In 1995 and 1996, Pepsi ran a special promotion in the US.  Consumers who bought Pepsi could collect ‘Pepsi Points’, which they could then exchange for ‘Pepsi Stuff’—essentially, Pepsi-branded merchandise such as baseball caps and T-shirts, listed in a Pepsi Stuff Catalog.  The form to send in was also printed in the Catalog.  People who did not manage to collect enough points for the item they wanted could buy extra Pepsi Points for 10 cents a point.

Pepsi ran the following ad on TV to publicize the promotion.  The final scene of the ad shows a character disembarking from a Harrier fighter jet, and carries the caption: “HARRIER FIGHTER 7,000,000 PEPSI POINTS”.  The Pepsi Stuff Catalog did not include the fighter.  John Leonard saw this ad. He raised US$ 700,000 and wrote to Pepsico Inc. claiming the reward of the Harrier Fighter as permitted by the contest rules. Pepsi refused, and the matter ended up in court in the Federal District Court for the Southern District of New York.  The court found against the plaintiff, holding that the ad did not create a binding obligation in relation to the Harrier Fighter (See Leonard v Pepsico Inc. (1999) 88 F Supp 2d 116, available online on Justitia).

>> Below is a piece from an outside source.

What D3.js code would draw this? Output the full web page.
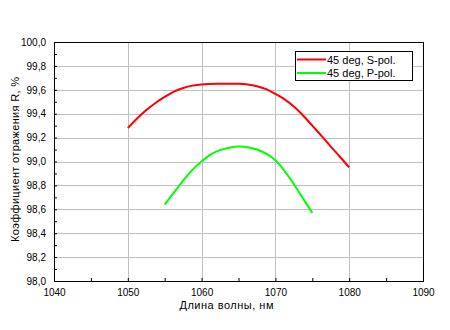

At one level, this outcome is intuitive and commonsensical: a fighter plane is not a likely reward to promote a soft drink.  Explaining why the outcome makes legal sense, however, is not necessarily straightforward, particularly when it is put in the context of other ad campaigns that were also run in the 1990s (see videos 2 and 3).  From a strictly legal point of view (as opposed to a layperson’s commonsensical point of view), the specifics of what was said and shown in the ad assume considerable importance in determining whether or not it is an offer.

Watch the ad carefully, and analyze its legal effect in terms of the law of formation.  The points under comment 1 will help you to do this if you find yourself struggling.  The commentary then describes the main grounds on which the court in the US held there to be no contract, and invites you to consider how those issues would have been decided under English law.  

Commentary

1. To consider whether a contract was formed in this situation, you need to work through the elements of formation: namely, offer and acceptance, consideration, and the intention to create legal relations. 

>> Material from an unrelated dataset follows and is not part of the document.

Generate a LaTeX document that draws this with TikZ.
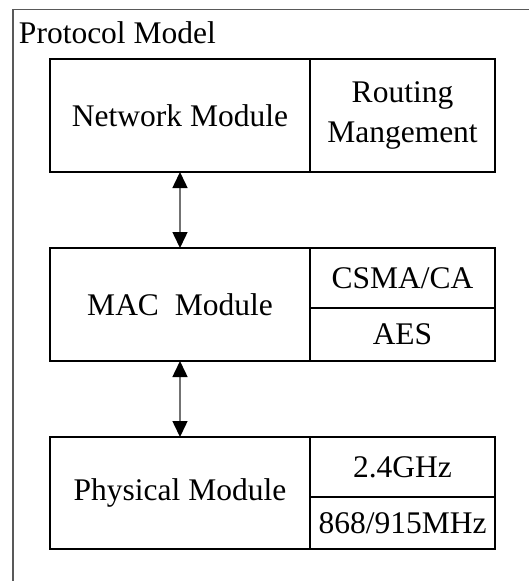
\documentclass[tikz,border=0pt]{standalone}
\usepackage{fontspec}
\setmainfont{Liberation Serif}
\usetikzlibrary{arrows.meta}
\begin{document}
\begin{tikzpicture}[x=1pt,y=-1pt,
  every node/.style={font=\fontsize{31.5}{40}\selectfont, inner sep=0pt, outer sep=0pt},
  cell/.style={draw=black, line width=1.2pt, rectangle, anchor=north west, align=center},
  link/.style={draw=black!55, line width=1.5pt,
    {Triangle[length=16pt,width=15pt,color=black]}-{Triangle[length=16pt,width=15pt,color=black]}},
  frame/.style={draw=black!65, line width=1.5pt}]
\useasboundingbox (0,0) rectangle (529,581);
% outer frame (open, cropped)
\coordinate (fr) at (529,9.5);
\coordinate (fc) at (13,9.5);
\coordinate (fb) at (13,581);
\draw[frame] (fr) -- (fc) -- (fb);
\node[anchor=base west] (title) at (19,43) {Protocol Model};
% Network
\node[cell, minimum width=260pt, minimum height=113pt] (net) at (50,59) {Network Module};
\node[cell, minimum width=185pt, minimum height=113pt] (route) at (310,59) {Routing\\Mangement};
% MAC
\node[cell, minimum width=260pt, minimum height=113pt] (mac) at (50,248) {MAC\ \ Module};
\node[cell, minimum width=185pt, minimum height=60pt] (csma) at (310,248) {CSMA/CA};
\node[cell, minimum width=185pt, minimum height=53pt] (aes) at (310,308) {AES};
% Physical
\node[cell, minimum width=260pt, minimum height=112pt] (phy) at (50,437) {Physical Module};
\node[cell, minimum width=185pt, minimum height=60pt] (ghz) at (310,437) {2.4GHz};
\node[cell, minimum width=185pt, minimum height=52pt] (mhz) at (310,497) {868/915MHz};
% arrows
\draw[link] (net.south) -- (mac.north);
\draw[link] (mac.south) -- (phy.north);
\end{tikzpicture}
\end{document}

    1. Ordinarily, a situation like this would fall at the first hurdle, because advertisements are usually only invitations to treat, and not offers.  As you will remember from your reading of Chapter 2, however, advertisements announcing rewards are very often taken to be offers.  The transaction is seen as creating a unilateral contract (Carlill v Carbolic Smoke Ball Co [1893] 1 QB 256).  The first question you need to consider, therefore, is whether the advertisement in this case is sufficiently similar to Carlill for it to constitute an offer.
    2. On the issue of consideration, consider the facts of this case in light of Chappel v Nestle [1960] AC 87 (HL). 
    3. On the issue of intention to create legal relations, the key question is whether the ad would objectively be seen as evidencing an intention to take on binding legal obligations (as opposed, for example, to being obviously a joke).

2. In holding that the ad did not constitute an offer, the Federal District Court placed considerable weight on the fact that Pepsico had issued a Pepsi Stuff Catalog, which was referenced in the ad itself.  In consequence, the Court held that it was the Catalog that was the offer, rather than the ad.  Because the Harrier Fighter was not listed as a reward in the Catalog, no offer had been made in relation to the Fighter, and there was therefore no contractual obligation to supply a fighter in exchange for 7,000,000 Pepsi Points.

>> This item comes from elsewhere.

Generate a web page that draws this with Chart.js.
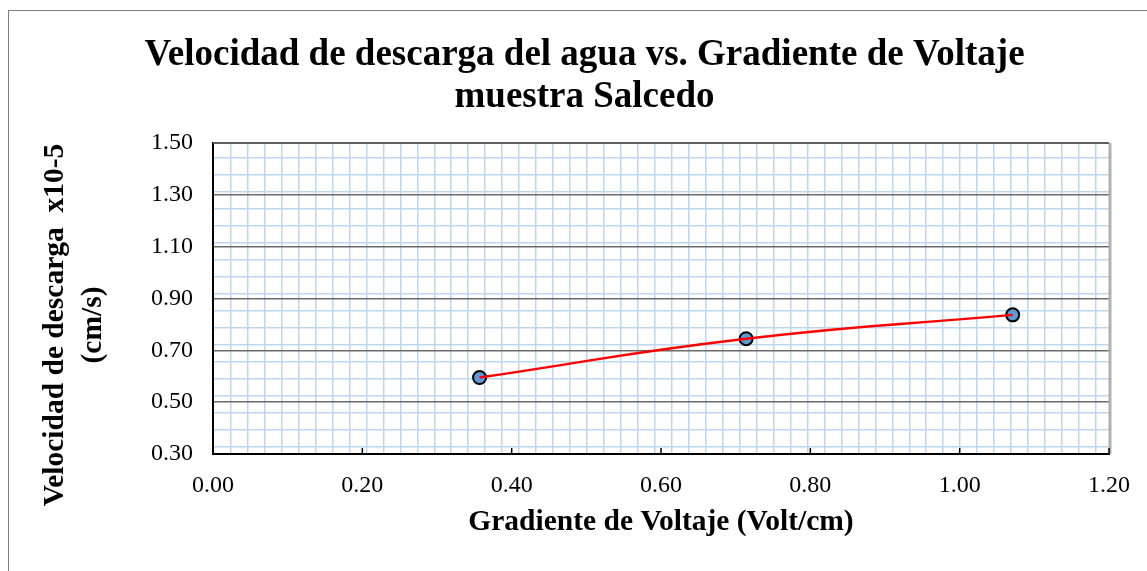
<!DOCTYPE html>
<html>
<head>
<meta charset="utf-8">
<script src="https://cdn.jsdelivr.net/npm/chart.js@4.4.1/dist/chart.umd.min.js"></script>
<style>
  html, body { margin: 0; padding: 0; background: #fff; }
  #frame { position: absolute; left: 8px; top: 10px; width: 1200px; height: 700px; border: 1px solid #7f7f7f; box-sizing: border-box; }
  #wrap { position: absolute; left: 0; top: 0; width: 1147px; height: 571px; }
</style>
</head>
<body>
<div id="frame"></div>
<div id="wrap"><canvas id="chart"></canvas></div>
<script>
// data
var gradiente = [0.357, 0.714, 1.071];        // Volt/cm
var velocidad = [0.595, 0.745, 0.837];        // x10-5 cm/s
var titleLines = ["Velocidad de descarga del agua vs. Gradiente de Voltaje", "muestra Salcedo"];
var xTitle = "Gradiente de Voltaje (Volt/cm)";
var yTitle = ["Velocidad de descarga  x10-5", "(cm/s)"];

var pts = gradiente.map(function (x, i) { return { x: x, y: velocidad[i] }; });

var serif = "'Liberation Serif', 'Times New Roman', serif";

// excel-like fine grid (blue), not aligned to major ticks
function minorTicks(start, step, max) {
  return function (scale) {
    var t = [];
    for (var v = start; v < max; v += step) t.push({ value: v });
    scale.ticks = t;
  };
}

var extras = {
  id: "extras",
  afterDraw: function (chart) {
    var ctx = chart.ctx, a = chart.chartArea, xs = chart.scales.x;
    ctx.save();
    // top + right frame of plot area
    ctx.strokeStyle = "#b0b0b0";
    ctx.lineWidth = 3;
    ctx.beginPath(); ctx.moveTo(a.right + 1, a.top); ctx.lineTo(a.right + 1, a.bottom); ctx.stroke();
    ctx.strokeStyle = "#5f5f5f";
    ctx.lineWidth = 2;
    ctx.beginPath(); ctx.moveTo(a.left, a.top); ctx.lineTo(a.right, a.top); ctx.stroke();
    // inside tick marks on x axis
    ctx.strokeStyle = "#000";
    ctx.lineWidth = 1.5;
    xs.ticks.forEach(function (t) {
      var px = xs.getPixelForValue(t.value);
      ctx.beginPath(); ctx.moveTo(px, a.bottom); ctx.lineTo(px, a.bottom - 6); ctx.stroke();
    });
    // y axis title, two lines
    ctx.fillStyle = "#000";
    ctx.font = "bold 29.5px " + serif;
    ctx.textAlign = "center";
    ctx.textBaseline = "middle";
    ctx.translate(0, 325);
    ctx.rotate(-Math.PI / 2);
    ctx.fillText(yTitle[0], 0, 55);
    ctx.fillText(yTitle[1], 0, 93);
    ctx.restore();
  }
};

new Chart(document.getElementById("chart"), {
  type: "scatter",
  data: {
    datasets: [
      {
        data: pts,
        showLine: true,
        borderColor: "#ff0000",
        borderWidth: 2.5,
        tension: 0.5,
        pointRadius: 0,
        order: 0
      },
      {
        data: pts,
        showLine: false,
        pointRadius: 6.5,
        pointBackgroundColor: "#5b9bd5",
        pointBorderColor: "#000",
        pointBorderWidth: 2,
        order: 1
      }
    ]
  },
  options: {
    responsive: true,
    maintainAspectRatio: false,
    animation: false,
    layout: { padding: { left: 22, right: 0, top: 0, bottom: 0 } },
    plugins: {
      legend: { display: false },
      tooltip: { enabled: false },
      title: {
        display: true,
        text: titleLines,
        color: "#000",
        font: { family: serif, size: 37, weight: "bold", lineHeight: 1.15 },
        padding: { top: 34, bottom: 24 }
      }
    },
    scales: {
      xMinor: {
        type: "linear", position: "bottom", min: 0, max: 1.2, z: -2,
        afterBuildTicks: minorTicks(0.0237, 0.02272, 1.2),
        afterFit: function (s) { s.height = 0; },
        ticks: { display: false },
        border: { display: false },
        grid: { color: "#bdd7ee", lineWidth: 1.5, drawTicks: false }
      },
      yMinor: {
        type: "linear", position: "left", min: 0.3, max: 1.5, z: -2,
        afterBuildTicks: minorTicks(0.3282, 0.0655, 1.5),
        afterFit: function (s) { s.width = 0; },
        ticks: { display: false },
        border: { display: false },
        grid: { color: "#bdd7ee", lineWidth: 1.5, drawTicks: false }
      },
      yRight: {
        type: "linear", position: "right", min: 0, max: 1,
        afterFit: function (s) { s.width = 35; },
        ticks: { display: false },
        border: { display: false },
        grid: { display: false }
      },
      x: {
        type: "linear", position: "bottom", min: 0, max: 1.2, z: -1,
        afterFit: function (s) { s.height = 117; },
        ticks: {
          stepSize: 0.2, padding: 17, color: "#000",
          font: { family: serif, size: 24 },
          callback: function (v) { return v.toFixed(2); }
        },
        grid: { drawOnChartArea: false, drawTicks: false },
        border: { display: true, color: "#000", width: 2 },
        title: {
          display: true, text: xTitle, color: "#000",
          font: { family: serif, size: 29.5, weight: "bold" },
          padding: { top: 4, bottom: 31 }
        }
      },
      y: {
        type: "linear", position: "left", min: 0.3, max: 1.5, z: -1,
        afterFit: function (s) { s.width = 191; },
        ticks: {
          stepSize: 0.2, padding: 20, color: "#000",
          font: { family: serif, size: 24 },
          callback: function (v) { return v.toFixed(2); }
        },
        grid: { color: "#6a6a6a", lineWidth: 1.5, drawTicks: false },
        border: { display: true, color: "#000", width: 2 }
      }
    }
  },
  plugins: [extras]
});
</script>
</body>
</html>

Consider the extent to which this reasoning applies in English law.  You will, in particular, need to consider the implications of the objective test.  Draw on cases like Storer v Manchester City Council [1974]1 WLR 1403 (CA) and Gibson v Manchester City Council [1979] 1 WLR 294 (HL) to flesh out your reasoning.

3. The Court also held that the ad was obviously a joke, placing emphasis on the ‘callowness’ of the youth, the fact that jets of that nature are not suitable transports to school, and the fact that the deal is ‘too good to be true’.

In English law, the equivalent principle is the intention to create legal relations.  How would the presumptions discussed in Chapter 4 apply to this ad?  Would the circumstances identified by the Federal District Court be seen in English law as negativing intention to create legal relations?  Consider how you might distinguish this situation from the ads in videos 2 and 3.